A notoriedade das cidades felinas também se refletiu na cultura pop. Filmes, animes, mangás e comerciais exploram essa ligação. Onomichi, inclusive, já serviu de cenário para filmes e ensaios fotográficos. Documentários sobre a vida dos gatos urbanos japoneses têm alcançado milhões de visualizações online, reforçando o encanto que essas histórias despertam.
Algumas universidades e escolas também abordam a relação humano-animal como parte de estudos socioculturais. Professores usam o exemplo de Onomichi para ensinar empatia, responsabilidade coletiva e respeito à vida.
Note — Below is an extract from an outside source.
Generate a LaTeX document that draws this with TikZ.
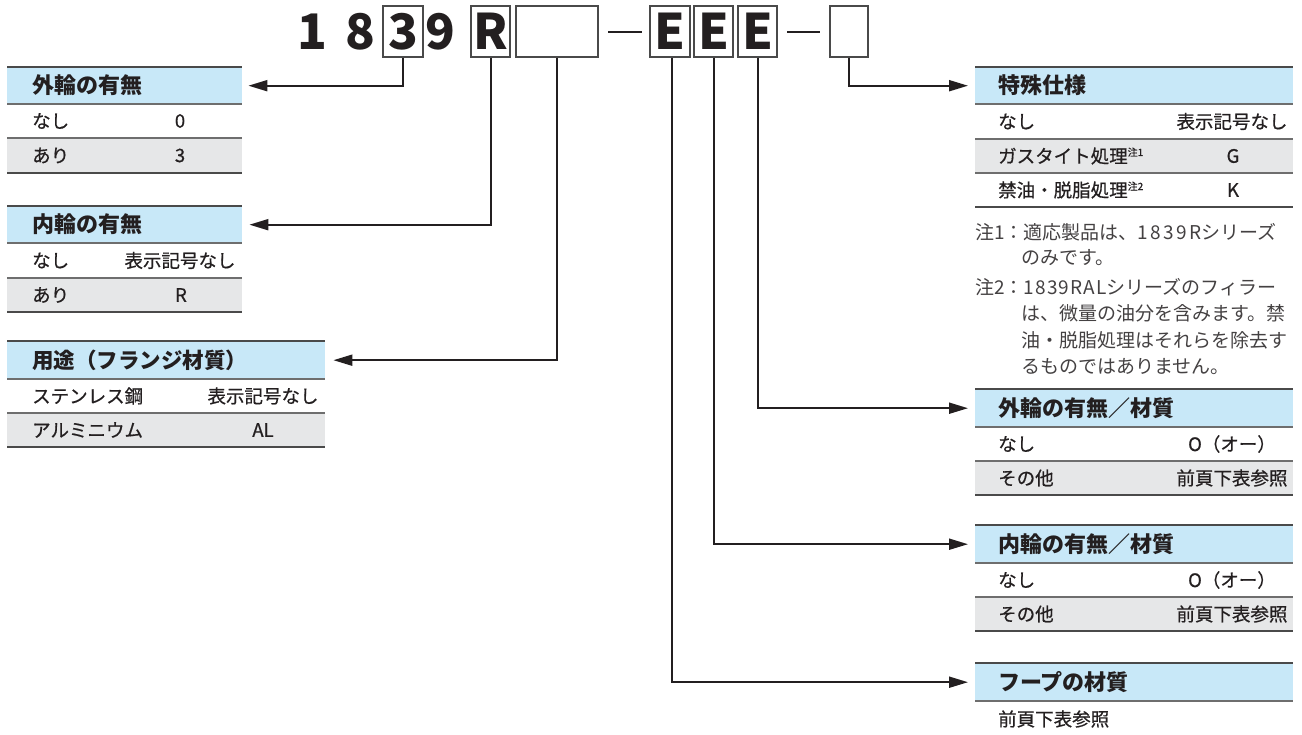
\documentclass[tikz,border=0pt]{standalone}
\usepackage{fontspec}
\setmainfont{Noto Sans CJK JP}
\newfontfamily\medfont{Noto Sans CJK JP}[FakeBold=0.6]
\usetikzlibrary{arrows.meta}
\definecolor{hdrblue}{HTML}{C8E8F8}
\definecolor{rowgray}{HTML}{E6E7E8}
\definecolor{ink}{HTML}{231F20}
\definecolor{rulec}{HTML}{4A4A4A}
\tikzset{
 hdrbox/.style={fill=hdrblue,draw=none,inner sep=0pt,anchor=north west,minimum height=37pt},
 toprule/.style={draw=rulec,line width=2pt},
 midrule/.style={draw=rulec!80,line width=1.5pt},
 htext/.style={anchor=west,inner sep=0pt,text=ink,font=\bfseries\fontsize{22}{22}\selectfont},
 rtext/.style={anchor=west,inner sep=0pt,text=ink,font=\medfont\fontsize{18.5}{18.5}\selectfont},
 vtext/.style={anchor=center,inner sep=0pt,text=ink,font=\medfont\fontsize{18.5}{18.5}\selectfont},
 ntext/.style={anchor=west,inner sep=0pt,text=ink!85,font=\fontsize{19}{19}\selectfont},
 digit/.style={inner sep=0pt,text=ink,font=\bfseries\fontsize{49}{49}\selectfont},
 codebox/.style={draw=rulec,line width=1.4pt,inner sep=0pt,minimum height=51pt,text=ink,font=\bfseries\fontsize{49}{49}\selectfont},
 conn/.style={draw=ink,line width=2pt,-{Triangle[length=19pt,width=11pt]}},
 dashline/.style={draw=ink,line width=2.4pt},
}
\newcommand{\chu}[1]{\raisebox{7pt}{\fontsize{10}{10}\selectfont #1}}
\newcommand{\nd}[1]{\addfontfeature{LetterSpace=12}#1}
\begin{document}
\begin{tikzpicture}[x=1pt,y=-1pt]
\useasboundingbox (0,0) rectangle (1302,735);

% ---------- code row ----------
\node[digit] (d1) at (312,31.5) {1};
\node[digit] (d8) at (360,31.5) {8};
\node[codebox,minimum width=40pt] (b3) at (403,31.5) {3};
\node[digit] (d9) at (440,31.5) {9};
\node[codebox,minimum width=39pt] (bR) at (490.5,31.5) {R};
\node[codebox,minimum width=82pt] (bblank) at (557,31.5) {};
\coordinate (da1) at (608,32); \coordinate (db1) at (642,32);
\draw[dashline] (da1) -- (db1);
\node[codebox,minimum width=40pt] (bE1) at (670,31.5) {E};
\node[codebox,minimum width=39pt] (bE2) at (713.5,31.5) {E};
\node[codebox,minimum width=39pt] (bE3) at (757.5,31.5) {E};
\coordinate (da2) at (787,32); \coordinate (db2) at (820,32);
\draw[dashline] (da2) -- (db2);
\node[codebox,minimum width=38pt] (blast) at (849,31.5) {};

% ---------- left table 1 ----------
\node[hdrbox,minimum width=235pt] (t1h) at (7,67) {};
\fill[rowgray] (7,138) rectangle (242,173);
\draw[toprule] (7,67) -- (242,67);
\draw[midrule] (7,104) -- (242,104);
\draw[midrule] (7,138) -- (242,138);
\draw[toprule] (7,173) -- (242,173);
\node[htext] (t1t) at (32,85.5) {外輪の有無};
\node[rtext] (t1a) at (32,121) {なし};
\node[vtext] (t1b) at (180,121) {0};
\node[rtext] (t1c) at (32,155.5) {あり};
\node[vtext] (t1d) at (180,155.5) {3};

% ---------- left table 2 ----------
\node[hdrbox,minimum width=235pt] (t2h) at (7,206) {};
\fill[rowgray] (7,278) rectangle (242,312);
\draw[toprule] (7,206) -- (242,206);
\draw[midrule] (7,243) -- (242,243);
\draw[midrule] (7,278) -- (242,278);
\draw[toprule] (7,312) -- (242,312);
\node[htext] (t2t) at (32,224.5) {内輪の有無};
\node[rtext] (t2a) at (32,260.5) {なし};
\node[vtext] (t2b) at (180,260.5) {表示記号なし};
\node[rtext] (t2c) at (32,295) {あり};
\node[vtext] (t2d) at (181,295) {R};

% ---------- left table 3 ----------
\node[hdrbox,minimum width=318pt,minimum height=38pt] (t3h) at (7,341) {};
\fill[rowgray] (7,413) rectangle (325,447);
\draw[toprule] (7,341) -- (325,341);
\draw[midrule] (7,379) -- (325,379);
\draw[midrule] (7,413) -- (325,413);
\draw[toprule] (7,447) -- (325,447);
\node[htext,font=\bfseries\fontsize{21.5}{21.5}\selectfont] (t3t) at (32,360) {用途（フランジ材質）};
\node[rtext] (t3a) at (32,396) {ステンレス鋼};
\node[vtext] (t3b) at (263,396) {表示記号なし};
\node[rtext] (t3c) at (32,430) {アルミニウム};
\node[vtext] (t3d) at (263,430) {AL};

% ---------- right table 4: 特殊仕様 ----------
\node[hdrbox,minimum width=318pt] (t4h) at (975,67) {};
\fill[rowgray] (975,139) rectangle (1293,173);
\draw[toprule] (975,67) -- (1293,67);
\draw[midrule] (975,104) -- (1293,104);
\draw[midrule] (975,139) -- (1293,139);
\draw[midrule] (975,173) -- (1293,173);
\draw[toprule] (975,207) -- (1293,207);
\node[htext] (t4t) at (998,85.5) {特殊仕様};
\node[rtext] (t4a) at (998,121.5) {なし};
\node[vtext] (t4b) at (1232,121.5) {表示記号なし};
\node[rtext] (t4c) at (998,156) {ガスタイト処理\chu{注1}};
\node[vtext] (t4d) at (1233,156) {G};
\node[rtext] (t4e) at (998,190) {禁油・脱脂処理\chu{注2}};
\node[vtext] (t4f) at (1233,190) {K};
\node[ntext] (n1a) at (975,232) {注1：適応製品は、{\nd{1839R}}シリーズ};
\node[ntext] (n1b) at (1021,258) {のみです。};
\node[ntext] (n2a) at (975,287) {注2：{\addfontfeature{LetterSpace=6}1839RAL}シリーズのフィラー};
\node[ntext] (n2b) at (1021,313) {は、微量の油分を含みます。禁};
\node[ntext] (n2c) at (1021,340) {油・脱脂処理はそれらを除去す};
\node[ntext] (n2d) at (1021,367) {るものではありません。};

% ---------- right table 5: 外輪の有無／材質 ----------
\node[hdrbox,minimum width=318pt,minimum height=38pt] (t5h) at (975,389) {};
\fill[rowgray] (975,461) rectangle (1293,495);
\draw[toprule] (975,389) -- (1293,389);
\draw[midrule] (975,427) -- (1293,427);
\draw[midrule] (975,461) -- (1293,461);
\draw[toprule] (975,495) -- (1293,495);
\node[htext] (t5t) at (998,408) {外輪の有無／材質};
\node[rtext] (t5a) at (998,444) {なし};
\node[vtext] (t5b) at (1232,444) {O（オー）};
\node[rtext] (t5c) at (998,478) {その他};
\node[vtext] (t5d) at (1232,478) {前頁下表参照};

% ---------- right table 6: 内輪の有無／材質 ----------
\node[hdrbox,minimum width=318pt,minimum height=38pt] (t6h) at (975,525) {};
\fill[rowgray] (975,597) rectangle (1293,631);
\draw[toprule] (975,525) -- (1293,525);
\draw[midrule] (975,563) -- (1293,563);
\draw[midrule] (975,597) -- (1293,597);
\draw[toprule] (975,631) -- (1293,631);
\node[htext] (t6t) at (998,544) {内輪の有無／材質};
\node[rtext] (t6a) at (998,580) {なし};
\node[vtext] (t6b) at (1232,580) {O（オー）};
\node[rtext] (t6c) at (998,614) {その他};
\node[vtext] (t6d) at (1232,614) {前頁下表参照};

% ---------- right table 7: フープの材質 ----------
\node[hdrbox,minimum width=318pt,minimum height=38pt] (t7h) at (975,663) {};
\draw[toprule] (975,663) -- (1293,663);
\draw[midrule] (975,701) -- (1293,701);
\node[htext] (t7t) at (998,682) {フープの材質};
\node[rtext] (t7a) at (998,719) {前頁下表参照};

% ---------- connectors ----------
\draw[conn,shorten >=6pt] (b3.south) |- (t1h.east);
\draw[conn,shorten >=7pt] (bR.south) |- (t2h.east);
\draw[conn,shorten >=8pt] (bblank.south) |- (t3h.east);
\draw[conn,shorten >=7pt] (blast.south) |- (t4h.west);
\draw[conn,shorten >=7pt] ([xshift=1.5pt]bE1.south) |- (t7h.west);
\draw[conn,shorten >=7pt] (bE2.south) |- (t6h.west);
\draw[conn,shorten >=7pt] (bE3.south) |- (t5h.west);
\end{tikzpicture}
\end{document}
Será que outras cidades poderiam seguir esse exemplo? Tratar os animais urbanos como parte legítima da comunidade, com direitos simbólicos e proteção, é um conceito que ainda soa distante em muitos lugares. No entanto, o sucesso das cidades japonesas mostra que é possível criar uma convivência harmônica entre humanos e animais — e até transformar isso em benefício social, turístico e econômico.
Enquanto isso, Onomichi continua sendo um exemplo de como um pequeno gesto — oferecer abrigo e comida a um animal — pode desencadear uma cadeia de impactos positivos. Uma cidade onde os gatos são cidadãos não apenas celebra os felinos, mas ensina o valor da coexistência respeitosa, da sensibilidade cultural e da alegria de viver com quem não fala a nossa língua, mas compreende o nosso coração.